What wows – Find the sweet spot!
Now we need to make some difficult choices in order to hit sweet spots that offer significant value for the customers in a profitable way. This requires testing the hypotheses carefully and studying the data available (Liedtka & Ogilvie 2011, p. 127). The ambitious goal is to test the future in the present – not an easy task. Assumption testing, business canvas, desktop walkthrough and rapid prototyping, for example, are valuable tools in this process.
What works – Fail early to succeed sooner!
Learning by making is the key for the successful design process (Brown, TED talk, 7:03). Prototypes speed up the process and give us critical information on strengths and weakness of our solution. In this learning-in-action-process it is important to work in fast feedback cycles in order to minimise the experimenting costs and to maximise the information flow (Liedtka & Ogilvie 2011, p. 33). Remember, that without some failures nothing truly innovative will not merge (Tschimmel 2019). Consumer co-creation, prototype testing and learning launch are examples of usable methods in this stage.
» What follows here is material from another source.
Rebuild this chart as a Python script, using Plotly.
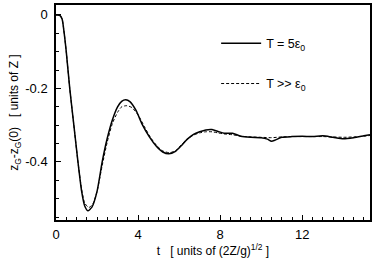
import plotly.graph_objects as go

t_solid = [0, 0.1, 0.2, 0.3, 0.4, 0.5, 0.67, 0.87, 1.07, 1.25, 1.4, 1.55, 1.75, 2.0, 2.25, 2.5, 2.75,
           3.0, 3.2, 3.4, 3.6, 3.9, 4.2, 4.55, 4.9, 5.2, 5.5, 5.8, 6.1, 6.4, 6.7, 7.0, 7.3, 7.6,
           7.9, 8.2, 8.6, 9.0, 9.5, 10.0, 10.3, 10.5, 10.7, 11.0, 11.5, 12.0, 12.5, 13.0, 13.5,
           14.0, 14.5, 15.0, 15.3]
z_solid = [0, 0.0, -0.002, -0.012, -0.05, -0.10, -0.20, -0.30, -0.40, -0.48, -0.52, -0.533, -0.523,
           -0.48, -0.40, -0.335, -0.285, -0.25, -0.235, -0.231, -0.236, -0.26, -0.298, -0.332,
           -0.358, -0.373, -0.378, -0.372, -0.356, -0.338, -0.325, -0.318, -0.313, -0.312, -0.317,
           -0.322, -0.322, -0.33, -0.333, -0.334, -0.338, -0.344, -0.340, -0.333, -0.331, -0.330,
           -0.331, -0.329, -0.333, -0.337, -0.334, -0.329, -0.326]

t_dash = [0, 0.1, 0.2, 0.3, 0.4, 0.5, 0.67, 0.87, 1.07, 1.25, 1.4, 1.6, 1.8, 2.0, 2.25, 2.5, 2.75,
          3.0, 3.2, 3.45, 3.7, 4.0, 4.3, 4.6, 4.9, 5.2, 5.55, 5.85, 6.1, 6.4, 6.7, 7.0, 7.3, 7.6,
          7.9, 8.2, 8.6, 9.0, 9.5, 10.0, 10.5, 11.0, 11.5, 12.0, 12.5, 13.0, 13.5, 14.0, 14.5,
          15.0, 15.3]
z_dash = [0, 0.0, -0.002, -0.012, -0.05, -0.10, -0.20, -0.30, -0.40, -0.475, -0.512, -0.524, -0.514,
          -0.48, -0.41, -0.345, -0.295, -0.265, -0.25, -0.247, -0.252, -0.272, -0.303, -0.333,
          -0.355, -0.37, -0.375, -0.368, -0.354, -0.338, -0.327, -0.321, -0.318, -0.318, -0.321,
          -0.324, -0.326, -0.33, -0.332, -0.333, -0.334, -0.332, -0.331, -0.331, -0.331, -0.331,
          -0.332, -0.333, -0.332, -0.33, -0.328]

x_ticks = [0, 4, 8, 12]
y_ticks = [0, -0.2, -0.4]
y_tick_labels = ["0", "-0.2", "-0.4"]

legend_solid = "T = 5ε<sub>0</sub>"
legend_dash = "T &gt;&gt; ε<sub>0</sub>"

fig = go.Figure()
fig.add_trace(go.Scatter(x=t_solid, y=z_solid, mode="lines", name=legend_solid,
                         legendgroup="a", line=dict(color="black", width=1.5, shape="spline", smoothing=0.6)))
fig.add_trace(go.Scatter(x=t_dash, y=z_dash, mode="lines", name=legend_dash,
                         legendgroup="b", line=dict(color="black", width=1, dash="3px,2px", shape="spline", smoothing=0.6)))

font = dict(family="Liberation Sans, Arial, sans-serif", size=13, color="black")
title_font = dict(family="Liberation Sans, Arial, sans-serif", size=12, color="black")

fig.update_layout(
    width=374, height=264,
    margin=dict(l=56, r=4, t=5, b=44),
    paper_bgcolor="white", plot_bgcolor="white",
    font=font,
    showlegend=True,
    legend=dict(x=0.51, y=0.89, xanchor="left", yanchor="top", bgcolor="rgba(0,0,0,0)",
                traceorder="grouped", tracegroupgap=21, font=dict(size=12.5), itemwidth=40),
    xaxis=dict(range=[0, 15.3], tickvals=x_ticks, ticks="inside", ticklen=5, tickwidth=1,
               tickcolor="black", showline=True, linecolor="black", linewidth=1.5, mirror=True,
               showgrid=False, zeroline=False, automargin=False, ticklabelstandoff=2,
               minor=dict(dtick=0.5, tick0=0, ticks="inside", ticklen=3, tickcolor="black", showgrid=False),
               title=dict(text="t &nbsp; [ units of (2Z/g)<sup>1/2</sup> ]", standoff=0, font=title_font)),
    yaxis=dict(range=[-0.558, 0.027], tickvals=y_ticks, ticktext=y_tick_labels, ticks="inside",
               ticklen=5, tickwidth=1, tickcolor="black", showline=True, linecolor="black",
               linewidth=1.5, mirror=True, showgrid=False, zeroline=False, automargin=False,
               ticklabelstandoff=4,
               minor=dict(dtick=0.05, tick0=0, ticks="inside", ticklen=3, tickcolor="black", showgrid=False),
               title=dict(text="z<sub>G</sub>-z<sub>G</sub>(0) &nbsp; [ units of Z ]", standoff=4, font=title_font)),
)

fig.write_html("out.html", post_script="document.body.style.margin='0';",
               config={"displayModeBar": False})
And what are my key learnings from this “spiced-up” version of the design process? Firstly, success does not come for free: it requires a large set of tools, systematic thinking, holistic perspective and willingness to fail. Secondly, active collaboration is the key for truly successful innovations and meaningful designs. Thirdly, people must be kept in mind every step of the way – or as Tim Brown puts it – “Design is too important to be left to designers!” (Brown, TED talk, 10:45).
Carlgren, L, Elmquist, M. & Rauth, I. 2014. Exploring the use of design thinking in large organisations: Towards a research agenda. Swedish Design Research Journal 1/14.
Liedtka, J & Ogilvie, T. 2011. Designing for growth: A design thinking tool kit for managers. Columbia University Press.
Tschimmel, K. 2019. Design Thinking lectures on 6–7 September 2019. Laurea University of Applied Sciences.